'Stop al commissariamento della Calabria': l'appello di Siclari al ministro Speranza

"Si tratta di uno strumento sbagliato ed inadeguato per le esigenze della sanità calabrese". La nota del senatore azzurro

«Vista la situazione drammatica della sanità calabrese ho dovuto presentare un’interpellanza urgente al Ministro della Salute, On. Speranza, perché ponga fine al commissariamento in Calabria. Dalla stessa relazione al disegno di legge 30 aprile 2019 n. 35 c.d. Decreto Calabria emerge che “il sistema sanitario della regione Calabria, sottoposto da tempo a un’azione di risanamento attraverso lo strumento dei Piani di rientro e, da alcuni anni, alla gestione commissariale, registra, nonostante i molteplici interventi sostitutivi governativi, una grave situazione di stallo, se non di peggioramento della maggior parte degli indici di misurazione sia delle capacità organizzative/gestionali del servizio sanitario regionale nelle sue diverse articolazioni, sia del corretto utilizzo delle risorse, sia, infine, della qualità dei servizi sanitari resi ai cittadini e nell’erogazione dei livelli essenziali di assistenza».

Lo ha dichiarato il senatore forzista Marco Siclari ribadendo:

«La durata ultradecennale del commissariamento con la successione di più organi e persone che hanno incarnato il ruolo, dapprima, il Presidente della Regione Calabria, poi tecnici di nomina governativa, dimostrano, in maniera evidente che per garantire il diritto alla salute e per azzerare il debito sanitario della regione Calabria, lo strumento commissariale è inadeguato: ad oggi il debito non è stato azzerato, anno per anno il deficit alimenta l’aumento del debito e tutto ciò in presenza del blocco del turn-over che ha determinato ormai la carenza strutturale di personale, dell’aumento della tassazione e dell’imposizione fiscale a carico di cittadini calabresi, insomma, per un verso abbiamo ottenuto il peggioramento dell’assistenza sanitaria calabrese, senza che la qualità dell’assistenza non abbia raggiunto il punteggio LEA di 136, inferiore al minimo legale di 160, in una situazione di abbandono delle strutture sanitarie, di assenza delle apparecchiature e delle strumentazioni salva-vita, di assenza e/o di malfunzionamento delle minime infrastrutture di supporto, come gli ascensori e, per altro verso, abbiamo impoverito i calabresi, oberandoli con un surplus di carico fiscale.
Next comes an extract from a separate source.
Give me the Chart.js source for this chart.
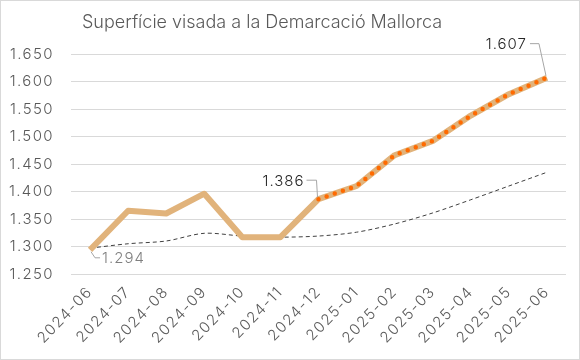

Il commissariamento è da eliminare, perché avrebbe dovuto raggiungere obiettivi che non ha nemmeno sfiorato: sarebbe stato accettabile un commissariamento che a LEA invariati avesse ridotto il debito, ma così non è stato; oppure un commissariamento che a debito non ridotto avesse migliorato l’assistenza sanitaria calabrese, ma così non è stato. E’ chiaro che non si tratta di uomini, perché quelli sono cambiati, non si tratta di personale sanitario, perché grazie al blocco del turn-over, è rimasto sostanzialmente invariato: è il tipo di strumento che, se non riesce ad incidere nell’immediato (12 o 18 mesi) sulla riduzione del debito e sul livello di assistenza, non è idoneo.  Alle altre inefficienze sanitarie in Calabria si aggiunge la piaga dell’emigrazione sanitaria.

Il saldo della mobilità, in  Calabria,  ha un andamento fortemente negativo. Nel 2017 è stato pari a oltre – 293 mln di euro, che impattano negativamente su tutti i residenti: infatti, dividendo tale saldo per il numero degli abitanti, la Corte dei conti ha calcolato che nel 2017, per ogni cittadino calabrese, il fenomeno della mobilità ha avuto un costo di € 150 euro. È il valore pro capite peggiore d’Italia ed in continuo aumento. Insomma le risorse economiche private e pubbliche potrebbero e dovrebbero essere utilizzate per migliorare il sistema ed i servizi sanitari ed invece vengono dirottati verso un risanamento finanziario che non ha mai fine. E’ evidente che si tratta di uno strumento sbagliato ed inadeguato per le esigenze della sanità calabrese», ha così concluso il senatore azzurro.